This entry continues the discussion with Jacques about patriotism begun in Is Patriotism a Good Thing? The topic is murky and difficult and we have been meandering some, but at the moment we are discussing the ground of patriotism's moral permissibility. What makes patriotism morally permissible, assuming that it is? We have been operating with a characterization of patriotism as love of, and loyalty to, one's country. (A characterization needn't be a definition in the strict sense of a specification of the necessary and sufficient conditions for the correct application of the definiendum. Or so say I.)

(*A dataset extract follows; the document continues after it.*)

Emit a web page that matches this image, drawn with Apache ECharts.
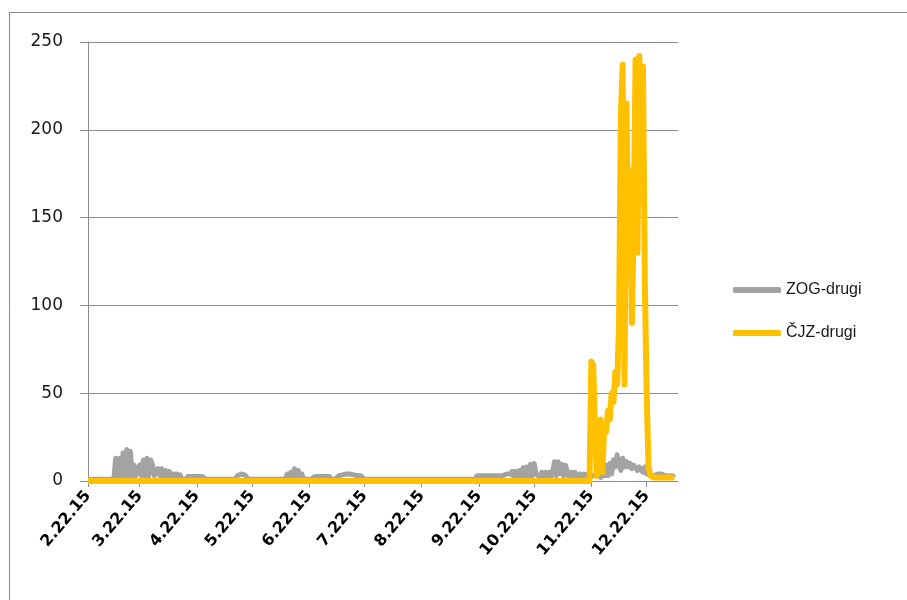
<!DOCTYPE html>
<html>
<head>
<meta charset="utf-8">
<script src="https://cdn.jsdelivr.net/npm/echarts@6/dist/echarts.min.js"></script>
<style>
  html, body { margin: 0; padding: 0; background: #ffffff; }
  #chart { width: 907px; height: 600px; }
</style>
</head>
<body>
<div id="chart"></div>
<script>
// Daily series from 22 Feb 2015; the axis runs two days past the last reading
const startDate = '2015-02-22';
const axisDays = 321;

const seriesNames = ['ZOG-drugi', 'ČJZ-drugi'];

const zogValues = [
  1,1,1,1,1,1,1,1,1,1,1,1,1,1,1,
  13,2,13,3,16,3,18,3,17,3,9,3,3,
  9,3,12,3,13,3,12,9,3,4,7,3,7,2,6,2,5.5,2,4,2,4,2,3.5,1,1,1,
  2.5,2.5,2.5,2.5,2.5,2.5,2.5,2.5,2.5,2.5,
  1,1,1,1,1,1,1,1,1,1,1,1,1,1,1,1,1,
  3,4,4,4,3.5,3,
  1,1,1,1,1,1,1,1,1,1,1,1,1,1,1,1,1,1,1,1,1,
  4,2,5,2,7,3,6,2,4,
  1,1,1,1,1,1,
  2.5,2.5,2.5,2.5,2.5,2.5,2.5,2.5,2.5,
  1,1,1,1,
  3,3,3.5,3.5,4,4,4,3.5,3.5,3,3,3,3,3,
  1,1,1,1,1,1,1,1,1,1,1,1,1,1,1,1,1,1,1,1,1,1,1,1,1,1,1,1,1,1,
  1,1,1,1,1,1,1,1,1,1,1,1,1,1,1,1,1,1,1,1,1,1,1,1,1,1,1,1,1,1,1,
  3,3,3,3,3,3,3,3,3,3,3,3,3,3,3,3,
  4,4,4,
  5.5,2,5.5,2,6,2,
  7.5,2,8,3,
  9.5,3,10,4,
  5,2,5,2,5,2,5,2,5,
  11,3,11,4,
  9.5,3,9,
  5,2,5,2,5,
  4,2,4,2,4,
  3,3,3,
  3,3,3,3,
  5,2,7,3,9,3,10,4,
  12,8,15,9,6,13,8,11,
  8,10,7,9,10,6,8,9,5,8,4,6,3,3,
  3,3,4,4,4,3,3,3,3,3,3,2
];

const cjzValues = [
  0,0,0,0,0,0,0,0,0,0,0,0,0,0,0,0,0,0,0,0,0,0,0,0,0,0,0,0,0,0,0,0,0,0,
  0,0,0,0,0,0,0,0,0,0,0,0,0,0,0,0,0,0,0,0,0,0,0,0,0,0,0,0,0,0,0,0,0,0,
  0,0,0,0,0,0,0,0,0,0,0,0,0,0,0,0,0,0,0,0,0,0,0,0,0,0,0,0,0,0,0,0,0,0,
  0,0,0,0,0,0,0,0,0,0,0,0,0,0,0,0,0,0,0,0,0,0,0,0,0,0,0,0,0,0,0,0,0,0,
  0,0,0,0,0,0,0,0,0,0,0,0,0,0,0,0,0,0,0,0,0,0,0,0,0,0,0,0,0,0,0,0,0,0,
  0,0,0,0,0,0,0,0,0,0,0,0,0,0,0,0,0,0,0,0,0,0,0,0,0,0,0,0,0,0,0,0,0,0,
  0,0,0,0,0,0,0,0,0,0,0,0,0,0,0,0,0,0,0,0,0,0,0,0,0,0,0,0,0,0,0,0,0,0,
  0,0,0,0,0,0,0,0,0,0,0,0,0,0,0,0,0,0,0,0,0,0,0,0,0,0,0,0,0,0,0,0,0,0,
  0,
  68,66,30,3,30,35,5,32,28,40,35,50,45,62,55,88,
  208,237,55,215,140,177,90,150,240,130,242,160,236,114,50,8,3,
  2,2,2,2,2,2,2,2,2,2,2,2,2
];

const yTicks = [0, 50, 100, 150, 200, 250];

// category labels in M.D.YY form, one per day
const categories = [];
{
  const d0 = new Date(startDate + 'T00:00:00Z');
  for (let i = 0; i < axisDays; i++) {
    const d = new Date(d0.getTime() + i * 86400000);
    categories.push((d.getUTCMonth() + 1) + '.' + d.getUTCDate() + '.' + String(d.getUTCFullYear()).slice(2));
  }
}
const isMonthMark = (idx, val) => String(val).split('.')[1] === '22';

const gridGrey = '#8c8c8c';
const chart = echarts.init(document.getElementById('chart'), null, { renderer: 'canvas' });
chart.setOption({
  animation: false,
  backgroundColor: '#ffffff',
  graphic: [{
    type: 'rect',
    shape: { x: 9.5, y: 12.5, width: 1000, height: 700 },
    style: { fill: 'none', stroke: '#8a8a8a', lineWidth: 1 },
    silent: true, z: -10
  }],
  grid: { left: 88, right: 229, top: 42, bottom: 119, containLabel: false },
  legend: {
    orient: 'vertical',
    left: 728, top: 277,
    itemWidth: 48, itemHeight: 6, itemGap: 27,
    icon: 'roundRect',
    textStyle: { fontFamily: 'Liberation Sans', fontSize: 16, color: '#1a1a1a' },
    data: seriesNames
  },
  xAxis: {
    type: 'category',
    data: categories,
    boundaryGap: false,
    axisLine: { show: true, lineStyle: { color: gridGrey, width: 1 } },
    axisTick: { show: true, interval: isMonthMark, length: 6, lineStyle: { color: gridGrey } },
    axisLabel: {
      interval: isMonthMark,
      rotate: 50,
      margin: 12,
      fontFamily: 'DejaVu Sans',
      fontWeight: 'bold',
      fontSize: 16,
      color: '#000000'
    },
    splitLine: { show: false }
  },
  yAxis: {
    type: 'value',
    min: yTicks[0], max: yTicks[yTicks.length - 1], interval: 50,
    axisLine: { show: true, lineStyle: { color: gridGrey, width: 1 } },
    axisTick: { show: true, length: 8, lineStyle: { color: gridGrey } },
    axisLabel: { margin: 25, fontFamily: 'DejaVu Sans', fontSize: 17, color: '#1a1a1a' },
    splitLine: { show: true, lineStyle: { color: gridGrey, width: 1 } }
  },
  series: [
    {
      name: seriesNames[0], type: 'line', data: zogValues,
      showSymbol: false, symbol: 'none',
      lineStyle: { color: '#a3a3a3', width: 5, join: 'round' },
      itemStyle: { color: '#a3a3a3' },
      z: 2
    },
    {
      name: seriesNames[1], type: 'line', data: cjzValues,
      showSymbol: false, symbol: 'none',
      lineStyle: { color: '#ffc000', width: 6, join: 'round' },
      itemStyle: { color: '#ffc000' },
      z: 3
    }
  ]
});
</script>
</body>
</html>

Here is part of our last exchange:
What makes patriotism morally permissible? I take you to be saying that what make it morally permissible is merely the fact of a country's being one's own. If that is what you are saying, I disagree. Suppose I am a native citizen of some Aryan nation the culture of which includes a commitment to enslaving non-Aryans. Surely my loyalty to this country is morally impermissible.
[. . .]
Posted by: BV | Tuesday, November 17, 2015 at 02:43 PM
Hi Bill,
I say it's permissible for the Aryan to be loyal to his country (or nation) because such loyalty doesn't require him to endorse slavery or do anything else especially bad. If I'm loyal to my friend, and it turns out he is a rapist, my loyalty doesn't require me to help him rape people; nor does loyalty require me to help him evade the police. At least, I can't see why loyalty to a person would require this. My suggestion is that the common culture is what enables people to form the kinds of communities that can be objects of patriotism — not that the common culture itself has to be loved, let alone that every cultural norm or commitment must be respected by the patriot. I can even imagine a patriot who doesn't much like his own culture, but loves the members of his community nonetheless, because they're his. Just as someone might recognize that his family has all kinds of bad traits, that other families are better in some objective sense, but might still just love his family in a special way.
[. . .]
Posted by: Jacques | Tuesday, November 17, 2015 at 09:37 PM
Now my surrejoinder:
I take you to be committed to the proposition that a logically sufficient condition of the moral permissibility of a person's being loyal to his family is just that he be a member of it. And similarly for the moral permissibility of loyalty to larger groups up to and including the nation.
But this is entirely too thin a basis for the moral permissibility of loyalty. Why? Because it allows such permissibility even if the group to which one is loyal has no worthwhile features at all. And surely this is absurd.
You might respond that in actuality no group is devoid of worthwhile attributes. You would be right about that, but all I need is the possibility of such a group for my objection to go through.
I think you agree with me that patriotism is not jingoism. In my original post I characterized jingoism as bellicose chauvinism. So imagine some jingoist who trumpets "My country right or wrong." He could invoke your theory in justification of his attitude. He might say, agreeing with you: My country is mine, and its being mine suffices to make it morally permissible for me to prefer my country over every other, and to take its side in any conflict with any other, regardless of the nature of the conflict and regardless of any moral outrages my country has perpetrated on the other. Do you want to give aid and comfort to such jingoism?
Is your loyalty to your rapist friend (or to your Muslim friend whom you have just discovered to have participated in the Paris terrorist attack) logically consistent with turning him into the police? Assume that 'ratting him out' will lead to his execution. Would you remain a loyal friend if you did that? Can a 'rat' be loyal? I would say No, and that you (morally) must turn him in. It is morally obligatory that you turn him in. It is therefore morally impermissible that you abstract away from his attributes and deeds and consider merely the fact that he is your friend.
I take that to show that the moral permissibility of loyalty to a friend cannot be grounded merely in the fact that he is your friend.